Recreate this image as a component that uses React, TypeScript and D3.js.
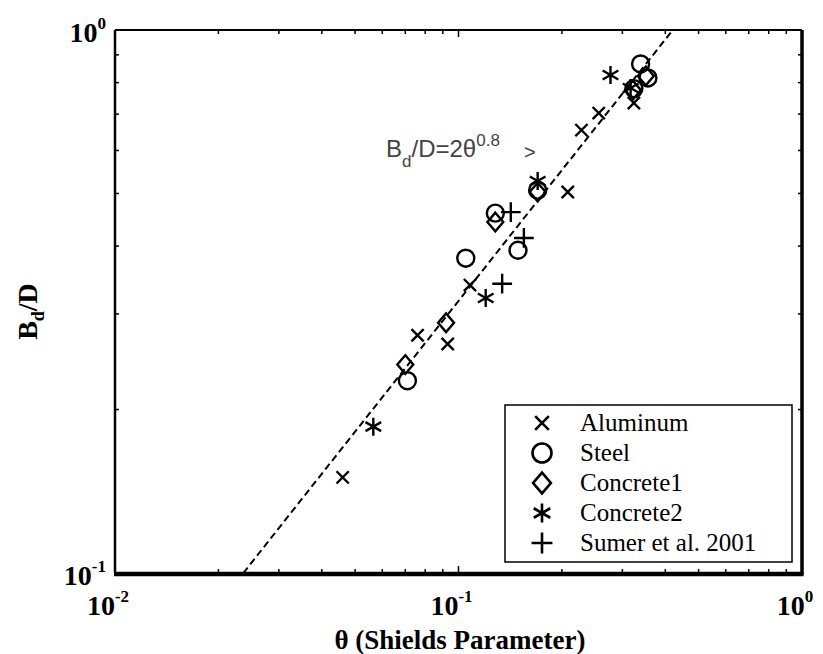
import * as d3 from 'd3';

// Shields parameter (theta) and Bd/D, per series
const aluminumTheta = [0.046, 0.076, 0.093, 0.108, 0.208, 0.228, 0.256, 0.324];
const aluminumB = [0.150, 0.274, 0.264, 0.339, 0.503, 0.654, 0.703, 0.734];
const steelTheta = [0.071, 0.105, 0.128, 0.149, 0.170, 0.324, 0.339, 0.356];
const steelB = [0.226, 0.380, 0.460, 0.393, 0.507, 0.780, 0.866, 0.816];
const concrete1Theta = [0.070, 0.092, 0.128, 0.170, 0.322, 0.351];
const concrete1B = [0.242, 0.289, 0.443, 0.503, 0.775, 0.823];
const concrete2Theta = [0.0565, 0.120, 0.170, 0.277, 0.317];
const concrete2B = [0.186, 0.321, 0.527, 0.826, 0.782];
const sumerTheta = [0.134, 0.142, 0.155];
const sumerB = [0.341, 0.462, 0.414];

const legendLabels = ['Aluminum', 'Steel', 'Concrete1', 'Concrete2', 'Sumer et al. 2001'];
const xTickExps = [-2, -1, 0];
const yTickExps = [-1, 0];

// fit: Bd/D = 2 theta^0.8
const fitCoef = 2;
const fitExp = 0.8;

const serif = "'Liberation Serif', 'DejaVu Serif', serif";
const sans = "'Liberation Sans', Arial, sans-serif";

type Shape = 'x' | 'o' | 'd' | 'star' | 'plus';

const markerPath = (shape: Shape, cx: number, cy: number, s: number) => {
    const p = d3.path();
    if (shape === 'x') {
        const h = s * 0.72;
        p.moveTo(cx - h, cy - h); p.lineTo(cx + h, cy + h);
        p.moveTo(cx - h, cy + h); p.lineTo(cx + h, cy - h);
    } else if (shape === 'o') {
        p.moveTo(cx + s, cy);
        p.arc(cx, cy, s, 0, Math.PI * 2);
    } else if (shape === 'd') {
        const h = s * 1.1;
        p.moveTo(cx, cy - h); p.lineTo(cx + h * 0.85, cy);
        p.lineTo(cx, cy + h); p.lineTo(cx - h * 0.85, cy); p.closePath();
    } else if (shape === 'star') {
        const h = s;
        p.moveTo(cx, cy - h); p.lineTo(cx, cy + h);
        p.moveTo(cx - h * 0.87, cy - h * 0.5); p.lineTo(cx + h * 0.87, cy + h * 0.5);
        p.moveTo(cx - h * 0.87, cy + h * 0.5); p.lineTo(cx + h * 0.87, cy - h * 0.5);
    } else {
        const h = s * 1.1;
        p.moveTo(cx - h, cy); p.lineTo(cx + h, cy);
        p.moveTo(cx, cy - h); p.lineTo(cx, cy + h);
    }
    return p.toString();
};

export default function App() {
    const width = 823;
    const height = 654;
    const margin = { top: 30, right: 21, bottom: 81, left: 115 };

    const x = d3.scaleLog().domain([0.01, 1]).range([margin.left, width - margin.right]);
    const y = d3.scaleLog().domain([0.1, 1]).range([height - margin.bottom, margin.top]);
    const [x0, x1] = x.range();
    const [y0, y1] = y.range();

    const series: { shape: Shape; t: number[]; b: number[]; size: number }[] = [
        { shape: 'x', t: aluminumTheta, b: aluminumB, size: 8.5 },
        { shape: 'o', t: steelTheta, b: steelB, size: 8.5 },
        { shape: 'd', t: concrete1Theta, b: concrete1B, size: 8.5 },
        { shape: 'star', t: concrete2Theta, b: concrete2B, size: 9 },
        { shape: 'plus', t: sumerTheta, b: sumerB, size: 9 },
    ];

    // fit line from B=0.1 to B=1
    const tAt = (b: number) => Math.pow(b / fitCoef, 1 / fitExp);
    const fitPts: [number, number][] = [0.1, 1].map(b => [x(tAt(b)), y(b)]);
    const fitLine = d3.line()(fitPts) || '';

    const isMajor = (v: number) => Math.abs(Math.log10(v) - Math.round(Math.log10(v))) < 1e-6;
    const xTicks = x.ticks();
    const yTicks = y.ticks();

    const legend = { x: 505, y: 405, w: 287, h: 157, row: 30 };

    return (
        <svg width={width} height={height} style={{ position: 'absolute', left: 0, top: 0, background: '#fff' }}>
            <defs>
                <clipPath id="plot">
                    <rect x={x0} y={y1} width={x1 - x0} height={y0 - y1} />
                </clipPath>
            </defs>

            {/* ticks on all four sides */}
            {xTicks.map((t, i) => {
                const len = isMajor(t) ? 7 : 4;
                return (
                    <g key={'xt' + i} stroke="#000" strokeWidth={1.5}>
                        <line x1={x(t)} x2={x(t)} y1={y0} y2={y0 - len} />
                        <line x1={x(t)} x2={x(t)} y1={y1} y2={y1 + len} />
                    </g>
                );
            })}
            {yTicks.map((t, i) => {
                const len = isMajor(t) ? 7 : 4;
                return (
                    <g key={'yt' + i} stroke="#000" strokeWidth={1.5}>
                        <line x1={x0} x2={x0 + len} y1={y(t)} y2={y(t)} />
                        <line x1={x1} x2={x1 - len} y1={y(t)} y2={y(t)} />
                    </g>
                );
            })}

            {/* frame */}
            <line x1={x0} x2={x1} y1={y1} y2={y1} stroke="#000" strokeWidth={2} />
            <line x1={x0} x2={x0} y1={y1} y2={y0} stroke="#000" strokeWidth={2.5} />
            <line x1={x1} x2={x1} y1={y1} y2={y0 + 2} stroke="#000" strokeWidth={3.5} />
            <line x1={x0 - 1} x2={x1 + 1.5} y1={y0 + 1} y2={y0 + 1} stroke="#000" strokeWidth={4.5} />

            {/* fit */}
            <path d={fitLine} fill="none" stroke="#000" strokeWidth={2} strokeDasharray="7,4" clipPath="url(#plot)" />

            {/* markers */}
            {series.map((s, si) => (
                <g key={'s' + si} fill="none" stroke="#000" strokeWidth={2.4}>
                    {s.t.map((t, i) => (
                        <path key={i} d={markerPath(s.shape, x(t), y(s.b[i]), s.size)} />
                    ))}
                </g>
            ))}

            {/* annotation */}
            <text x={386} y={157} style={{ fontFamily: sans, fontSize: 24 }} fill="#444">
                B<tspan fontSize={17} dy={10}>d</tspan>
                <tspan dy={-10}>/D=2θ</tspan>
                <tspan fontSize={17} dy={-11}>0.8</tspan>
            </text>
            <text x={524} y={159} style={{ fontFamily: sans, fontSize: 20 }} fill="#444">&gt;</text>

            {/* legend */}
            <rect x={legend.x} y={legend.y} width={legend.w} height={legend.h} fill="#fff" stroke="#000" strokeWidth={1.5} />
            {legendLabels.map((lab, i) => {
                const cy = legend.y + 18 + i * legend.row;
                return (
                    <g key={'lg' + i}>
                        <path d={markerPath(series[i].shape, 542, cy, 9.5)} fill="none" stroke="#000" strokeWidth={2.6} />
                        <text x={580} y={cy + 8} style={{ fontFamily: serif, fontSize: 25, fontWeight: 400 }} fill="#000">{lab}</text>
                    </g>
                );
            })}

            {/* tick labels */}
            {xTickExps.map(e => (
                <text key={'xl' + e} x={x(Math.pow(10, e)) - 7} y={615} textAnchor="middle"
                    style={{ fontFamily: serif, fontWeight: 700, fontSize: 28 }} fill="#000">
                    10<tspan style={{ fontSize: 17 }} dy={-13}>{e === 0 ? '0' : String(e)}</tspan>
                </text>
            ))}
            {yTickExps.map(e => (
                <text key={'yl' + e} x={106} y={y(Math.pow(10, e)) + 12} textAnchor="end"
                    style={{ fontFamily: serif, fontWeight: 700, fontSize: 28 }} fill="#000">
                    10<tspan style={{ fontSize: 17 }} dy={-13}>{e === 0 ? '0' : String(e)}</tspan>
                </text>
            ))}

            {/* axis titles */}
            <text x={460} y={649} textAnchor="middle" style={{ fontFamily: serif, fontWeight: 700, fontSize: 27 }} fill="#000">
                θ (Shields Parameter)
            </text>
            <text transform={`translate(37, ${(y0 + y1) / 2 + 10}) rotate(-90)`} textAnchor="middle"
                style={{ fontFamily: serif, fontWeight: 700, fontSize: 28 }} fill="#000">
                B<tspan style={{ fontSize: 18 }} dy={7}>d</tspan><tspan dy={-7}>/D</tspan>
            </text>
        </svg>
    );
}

# # # # # # #

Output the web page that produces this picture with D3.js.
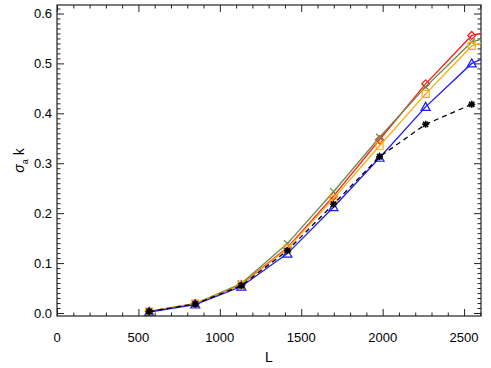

# # # # # # #

### Stated task:
Extract from the material above the stretch running from the line containing "Recreate this image" through the line containing "import * as d3 from 'd3';". Keep the text exact and the pictures out.

### Exercise answer:
Recreate this image as a component that uses React, TypeScript and D3.js.
import * as d3 from 'd3';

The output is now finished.